Odious ads and Radio Balm

                I always consider we are lucky, here in the UK, to have a commercial free broadcaster. Yes, I know that the BBC has had to take some stick for transgressions lately, both current and historic, -but during periods of travel, when we have had to digest news alongside adverts, I’ve found the TV almost impossible to watch. You get one, aggressively hyper story, delivered in a full-on, excitable manner, followed by what seems like half an hour of fragrant persuasion on the subject of Durex condoms or haemorrhoid cream. The adverts are always much louder than the programme itself, which to me is a most annoying, cynical and patronising ruse.

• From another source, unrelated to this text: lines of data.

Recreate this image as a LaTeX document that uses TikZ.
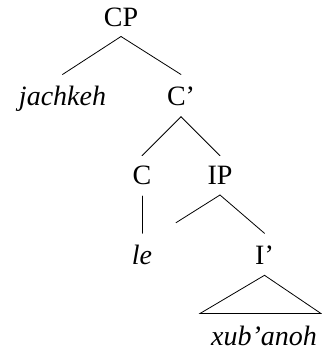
\documentclass[tikz,border=0pt]{standalone}
\usepackage{fontspec}
\setmainfont{Liberation Serif}
\begin{document}
\begin{tikzpicture}[x=1pt,y=-1pt,
  lbl/.style={anchor=base,inner sep=0pt,font=\fontsize{28}{30}\selectfont},
  ilbl/.style={lbl,font=\fontsize{28}{30}\selectfont\itshape},
  edge/.style={line width=0.8pt,line cap=round}]
\useasboundingbox (0,0) rectangle (321,352);
\node[lbl] (CP) at (121,26.7) {CP};
\node[ilbl] (jach) at (62.5,106) {jachkeh};
\node[lbl] (Cbar) at (181,106) {C’};
\node[lbl] (C) at (142,185) {C};
\node[lbl] (IP) at (220,185) {IP};
\node[ilbl] (le) at (142,264.3) {le};
\node[lbl] (Ibar) at (264.5,264.3) {I’};
\node[ilbl] (xub) at (264,345) {xub’anoh};
\coordinate (spec) at (176,222.7);
\draw[edge] ([yshift=-9.8pt]CP.base) -- ([yshift=31.5pt]jach.base);
\draw[edge] ([yshift=-9.8pt]CP.base) -- ([yshift=31.5pt]Cbar.base);
\draw[edge] ([yshift=-10.7pt]Cbar.base) -- ([yshift=29.3pt]C.base);
\draw[edge] ([yshift=-10.7pt]Cbar.base) -- ([yshift=29.3pt]IP.base);
\draw[edge] ([yshift=-11pt]C.base) -- ([yshift=31pt]le.base);
\draw[edge] ([yshift=-10pt]IP.base) -- (spec);
\draw[edge] ([yshift=-10pt]IP.base) -- ([yshift=31pt]Ibar.base);
\draw[edge,line join=miter] ([yshift=-11pt]Ibar.base) -- ([xshift=-64pt,yshift=31.5pt]xub.base) -- ([xshift=57pt,yshift=31.5pt]xub.base) -- cycle;
\end{tikzpicture}
\end{document}
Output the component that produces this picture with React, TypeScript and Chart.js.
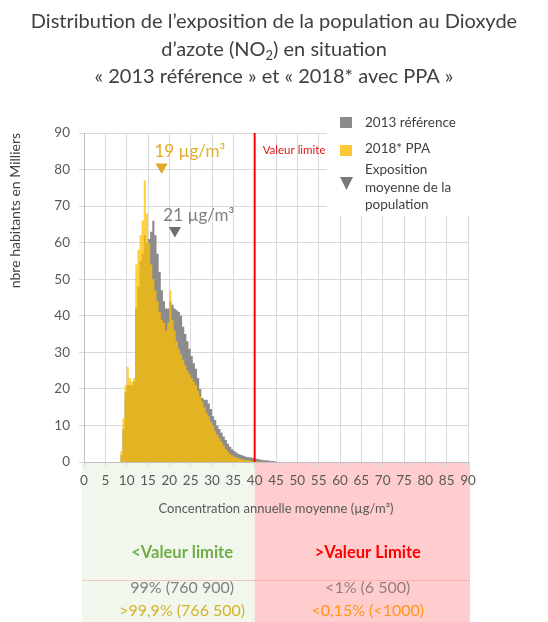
import { useEffect, useRef } from 'react';
import { Chart, registerables } from 'chart.js';

Chart.register(...registerables);

const FONT = 'Lato, "Open Sans", "DejaVu Sans", sans-serif';

// ---- Text ----
const titleLine1 = 'Distribution de l’exposition de la population au Dioxyde';
const titleLine2Before = 'd’azote (NO';
const titleLine2Sub = '2';
const titleLine2After = ') en situation';
const titleLine3 = '« 2013 référence » et « 2018* avec PPA »';

const yAxisTitle = 'nbre habitants en Milliers';
const xAxisTitle = 'Concentration annuelle moyenne (µg/m³)';
const seriesNames = ['2013 référence', '2018* PPA'];
const meanLegendLines = ['Exposition', 'moyenne de la', 'population'];
const limitLabel = 'Valeur limite';
const limitValue = 40;

// ---- Data (bins of 0.5 µg/m³, bin left edges) ----
const concentrationBinStarts = [
  8.5, 9, 9.5, 10, 10.5, 11, 11.5, 12, 12.5, 13,
  13.5, 14, 14.5, 15, 15.5, 16, 16.5, 17, 17.5, 18,
  18.5, 19, 19.5, 20, 20.5, 21, 21.5, 22, 22.5, 23,
  23.5, 24, 24.5, 25, 25.5, 26, 26.5, 27, 27.5, 28,
  28.5, 29, 29.5, 30, 30.5, 31, 31.5, 32, 32.5, 33,
  33.5, 34, 34.5, 35, 35.5, 36, 36.5, 37, 37.5, 38,
  38.5, 39, 39.5, 40, 40.5, 41, 41.5, 42, 42.5, 43,
  43.5, 44, 44.5,
];
const concentrationBinEnd = 45;

const exposure2013 = [
  2, 9, 19, 21, 21, 21, 22, 42, 48, 55,
  57, 62, 60, 61, 63, 66, 62, 57, 52, 47,
  44, 42, 42, 44, 43, 42, 41.5, 41, 40, 37,
  35, 33, 31, 29, 27, 25.5, 23, 20, 17.5, 17,
  17, 16, 14.5, 12.5, 11.5, 10, 9, 8, 7, 6,
  5, 4.2, 3.5, 3, 2.6, 2.2, 2, 1.8, 1.6, 1.4,
  1.3, 1.2, 1.1, 0.9, 0.8, 0.7, 0.6, 0.5, 0.45, 0.4,
  0.3, 0.25, 0.2,
];

const exposure2018 = [
  3, 12, 21, 26, 23, 22, 23, 54, 58, 62,
  66, 77, 68, 60, 54, 50, 47, 44, 41, 39,
  38, 36, 38, 47, 39, 36, 33, 31, 29.5, 28,
  26.5, 25, 24, 23, 22, 21, 19.5, 18, 16.5, 15,
  13.5, 12.5, 11, 10, 8.5, 7.5, 6.5, 5.5, 4.5, 3.5,
  2.8, 2.2, 1.8, 1.5, 1.2, 1, 0.8, 0.7, 0.6, 0.5,
  0.4, 0.3, 0.25, 0.2, 0.15, 0.1, 0.1, 0.05, 0, 0,
  0, 0, 0,
];

const meanPoint2013 = { x: 21.3, y: 63.3 };
const meanPoint2018 = { x: 18.2, y: 80.7 };
const meanLabel2013 = '21 µg/m³';
const meanLabel2018 = '19 µg/m³';
const meanLabelPos2013 = { x: 18.6, y: 67.3 };
const meanLabelPos2018 = { x: 16.5, y: 85 };

const tableHeaders = ['<Valeur limite', '>Valeur Limite'];
const table2013 = ['99% (760 900)', '<1% (6 500)'];
const table2018 = ['>99,9% (766 500)', '<0,15% (<1000)'];

// ---- Colours ----
const GRAY = 'rgb(140,140,140)';
const YELLOW = 'rgba(255,192,0,0.75)';
const YELLOW_SOLID = 'rgb(255,200,50)';
const GOLD_TEXT = 'rgb(228,172,38)';
const GRID = '#D9D9D9';
const TEXT = '#404040';
const TICK = '#595959';
const GREEN_BG = 'rgb(241,247,237)';
const PINK_BG = 'rgb(255,205,205)';

function histogram(values: number[]) {
  const pts = concentrationBinStarts.map((c, i) => ({ x: c, y: values[i] }));
  pts.push({ x: concentrationBinEnd, y: 0 });
  return pts;
}

const decorPlugin = {
  id: 'decor',
  beforeDraw(chart: any) {
    const { ctx, chartArea: ca, scales } = chart;
    const x = scales.x;
    const x0 = x.getPixelForValue(0);
    const xL = x.getPixelForValue(limitValue);
    const x90 = x.getPixelForValue(90);
    ctx.save();
    ctx.fillStyle = '#ffffff';
    ctx.fillRect(0, 0, chart.width, chart.height);
    ctx.fillStyle = GREEN_BG;
    ctx.fillRect(x0 - 2, ca.bottom, xL - x0 + 2, chart.height - ca.bottom);
    ctx.fillStyle = PINK_BG;
    ctx.fillRect(xL, ca.bottom, x90 - xL + 2, chart.height - ca.bottom);
    ctx.strokeStyle = 'rgba(250,150,150,0.5)';
    ctx.lineWidth = 1;
    ctx.beginPath();
    ctx.moveTo(x0 - 2, ca.bottom + 118.5);
    ctx.lineTo(x90 + 2, ca.bottom + 118.5);
    ctx.stroke();
    ctx.restore();
  },
  afterDatasetsDraw(chart: any) {
    const { ctx, chartArea: ca, scales } = chart;
    const x = scales.x;
    const y = scales.y;
    ctx.save();
    // legend box
    ctx.fillStyle = '#ffffff';
    ctx.fillRect(ca.right - 141, ca.top - 20, 146, 103);
    ctx.fillStyle = GRAY;
    ctx.fillRect(ca.right - 128, ca.top - 16, 12, 11);
    ctx.fillStyle = YELLOW_SOLID;
    ctx.fillRect(ca.right - 128, ca.top + 12, 12, 11);
    ctx.fillStyle = 'rgb(120,120,120)';
    ctx.beginPath();
    ctx.moveTo(ca.right - 128, ca.top + 44);
    ctx.lineTo(ca.right - 115, ca.top + 44);
    ctx.lineTo(ca.right - 121.5, ca.top + 57);
    ctx.closePath();
    ctx.fill();
    ctx.font = `13.5px ${FONT}`;
    ctx.fillStyle = TEXT;
    ctx.textAlign = 'left';
    ctx.textBaseline = 'middle';
    ctx.fillText(seriesNames[0], ca.right - 103, ca.top - 10);
    ctx.fillText(seriesNames[1], ca.right - 103, ca.top + 16);
    meanLegendLines.forEach((l, i) => ctx.fillText(l, ca.right - 103, ca.top + 37 + i * 17.5));

    // limit line
    const xL = x.getPixelForValue(limitValue);
    ctx.strokeStyle = '#FF0000';
    ctx.lineWidth = 2;
    ctx.beginPath();
    ctx.moveTo(xL, ca.top);
    ctx.lineTo(xL, ca.bottom);
    ctx.stroke();
    ctx.font = `11.5px ${FONT}`;
    ctx.fillStyle = '#E01515';
    ctx.fillText(limitLabel, xL + 8, ca.top + 17);

    // mean labels
    ctx.font = `17px ${FONT}`;
    ctx.fillStyle = GOLD_TEXT;
    ctx.fillText(meanLabel2018, x.getPixelForValue(meanLabelPos2018.x), y.getPixelForValue(meanLabelPos2018.y));
    ctx.fillStyle = 'rgb(128,128,128)';
    ctx.fillText(meanLabel2013, x.getPixelForValue(meanLabelPos2013.x), y.getPixelForValue(meanLabelPos2013.y));
    ctx.restore();
  },
  afterDraw(chart: any) {
    const { ctx, chartArea: ca, scales } = chart;
    const x = scales.x;
    ctx.save();
    // title
    const cx = chart.width / 2;
    const TF = `20px ${FONT}`;
    const SF = `13px ${FONT}`;
    ctx.font = TF;
    ctx.fillStyle = TEXT;
    ctx.textBaseline = 'middle';
    ctx.textAlign = 'center';
    ctx.fillText(titleLine1, cx, 22);
    ctx.fillText(titleLine3, cx, 77);
    ctx.textAlign = 'left';
    const wA = ctx.measureText(titleLine2Before).width;
    const wC = ctx.measureText(titleLine2After).width;
    ctx.font = SF;
    const wB = ctx.measureText(titleLine2Sub).width;
    const start = cx - (wA + wB + wC) / 2;
    ctx.font = TF;
    ctx.fillText(titleLine2Before, start, 50);
    ctx.fillText(titleLine2After, start + wA + wB, 50);
    ctx.font = SF;
    ctx.fillText(titleLine2Sub, start + wA, 56);

    // table
    ctx.textAlign = 'center';
    const gx = x.getPixelForValue(23);
    const px = x.getPixelForValue(66.5);
    ctx.font = `bold 16.5px ${FONT}`;
    ctx.fillStyle = 'rgb(112,173,71)';
    ctx.fillText(tableHeaders[0], gx, ca.bottom + 91);
    ctx.fillStyle = '#FF0000';
    ctx.fillText(tableHeaders[1], px, ca.bottom + 91);
    ctx.font = `16px ${FONT}`;
    ctx.fillStyle = 'rgb(128,128,128)';
    ctx.fillText(table2013[0], gx, ca.bottom + 126);
    ctx.fillStyle = 'rgb(150,125,125)';
    ctx.fillText(table2013[1], px, ca.bottom + 126);
    ctx.fillStyle = 'rgb(214,178,40)';
    ctx.fillText(table2018[0], gx, ca.bottom + 149);
    ctx.fillStyle = 'rgb(255,150,20)';
    ctx.fillText(table2018[1], px, ca.bottom + 149);
    ctx.restore();
  },
};

export default function App() {
  const ref = useRef<HTMLCanvasElement>(null);
  useEffect(() => {
    const canvas = ref.current;
    if (!canvas) return;
    const chart = new Chart(canvas, {
      type: 'line',
      data: {
        datasets: [
          {
            type: 'scatter',
            label: 'moy2018',
            data: [meanPoint2018],
            pointStyle: 'triangle',
            rotation: 180,
            pointRadius: 7,
            backgroundColor: 'rgb(226,168,40)',
            borderWidth: 0,
            order: -2,
          } as any,
          {
            type: 'scatter',
            label: 'moy2013',
            data: [meanPoint2013],
            pointStyle: 'triangle',
            rotation: 180,
            pointRadius: 7,
            backgroundColor: 'rgb(110,110,110)',
            borderWidth: 0,
            order: -1,
          } as any,
          {
            label: seriesNames[1],
            data: histogram(exposure2018),
            stepped: 'before',
            fill: 'origin',
            backgroundColor: YELLOW,
            borderColor: 'rgba(0,0,0,0)',
            borderWidth: 0,
            pointRadius: 0,
            order: 0,
          } as any,
          {
            label: seriesNames[0],
            data: histogram(exposure2013),
            stepped: 'before',
            fill: 'origin',
            backgroundColor: GRAY,
            borderColor: 'rgba(0,0,0,0)',
            borderWidth: 0,
            pointRadius: 0,
            order: 1,
          } as any,
        ],
      },
      options: {
        responsive: false,
        animation: false,
        devicePixelRatio: 1,
        events: [],
        layout: { padding: { top: 133, right: 80, bottom: 105, left: 0 } },
        plugins: {
          legend: { display: false },
          tooltip: { enabled: false },
          title: { display: false },
        },
        scales: {
          x: {
            type: 'linear',
            min: 0,
            max: 90,
            offset: false,
            afterFit: (s: any) => { s.height = 55; },
            ticks: {
              stepSize: 5,
              autoSkip: false,
              maxRotation: 0,
              color: TICK,
              padding: 6,
              font: { family: FONT, size: 13.5 },
            },
            grid: { color: GRID, offset: false, tickLength: 5 },
            border: { color: '#BFBFBF' },
            title: {
              display: true,
              text: xAxisTitle,
              color: TICK,
              font: { family: FONT, size: 13 },
              padding: { top: 3, bottom: 0 },
            },
          },
          y: {
            min: 0,
            max: 90,
            afterFit: (s: any) => { s.width = 84; },
            ticks: {
              stepSize: 10,
              color: TICK,
              padding: 9,
              font: { family: FONT, size: 13.5 },
            },
            grid: { color: GRID, tickLength: 5 },
            border: { color: '#BFBFBF' },
            title: {
              display: true,
              text: yAxisTitle,
              align: 'end',
              color: TEXT,
              font: { family: FONT, size: 14 },
              padding: { top: 7, bottom: 0 },
            },
          },
        },
      } as any,
      plugins: [decorPlugin],
    });
    return () => chart.destroy();
  }, []);
  return (
    <div style={{ position: 'fixed', left: 0, top: 0, width: 548, height: 622, background: '#fff' }}>
      <canvas ref={ref} width={548} height={622} style={{ display: 'block' }} />
    </div>
  );
}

                Though I seldom watch commercial channels, when I do I am able to appreciate the artistry, irony or wit of the entertaining advert. Many, such as the Cadbury’s Smash ads for instant mashed potato in the 70s, or the Guinness ads of the 90s belong to a kind of commercials ‘hall of fame’. Many, like the Meerkats ‘Simples’ begin by being entertaining and become increasingly tiresome as time goes by.

                One thing I find hard to understand is how advertising can possibly work. I cannot think of one single commodity that I’ve bought as a result of watching a TV commercial. I can see how children become ensnared by their wiles, but fully functioning adults should be able to resist, surely? Or are we all prey to some underlying, subconscious thread that works away when we are unaware or asleep?

                Then there are all the annoying, animated ads that dot the screen when we’re attempting to undertake a serious Scrabble move, share what we are cooking for dinner on FB, look at a news website, forward a funny email or put in a bid on Ebay. They are there, flickering and buzzing away off to the side or on top. Sometimes a little delicate scrolling can put them out of sight, or there is a chance to ‘hide’ them, but mostly they continue to blemish the screen. Heaven knows what any of them are for-I certainly don’t look and I don’t know anyone who does.

                Most of all I’m a fan of talk radio. I can get my regular dose of a ‘soap’, news updates, documentaries, comedy, comment and debate, magazine programmes, consumer programmes, quality plays and literature without any kind of interruption from anyone trying to sell me anything. And all of this can be delivered while I’m occupied, undertaking the sort of menial tasks that might otherwise be quite tedious, such as ironing, washing the floor or peeling potatoes. The visual image, I feel is overrated, just as books, for me are generally superior to their film versions. I expect it’s a generational thing, setting me, as usual, amongst the dinosaurs of the world!

6 thoughts on “Odious ads and Radio Balm

  1. I have an ad. blocker, he’s called a husband. He is in charge of recording programmes and (as he can’t let go of the remote) whizzing past the ads when wwe finally get around to watching the programmes.
    Only a Radio 4 addict would understand why I need a radio in every room so I can answer (intelligent) quiz questions or hear the end of a good drama while dashing around houseworking,

    .

  2. Hey, techno dinosaur! You need to install an ad blocker and tracking blocker on your browser! Presto! No more targeted ads on your screen. Agreed the TV commercials today are low grade, by-and-large, and that listening to the wireless is more satisfying than watching telly.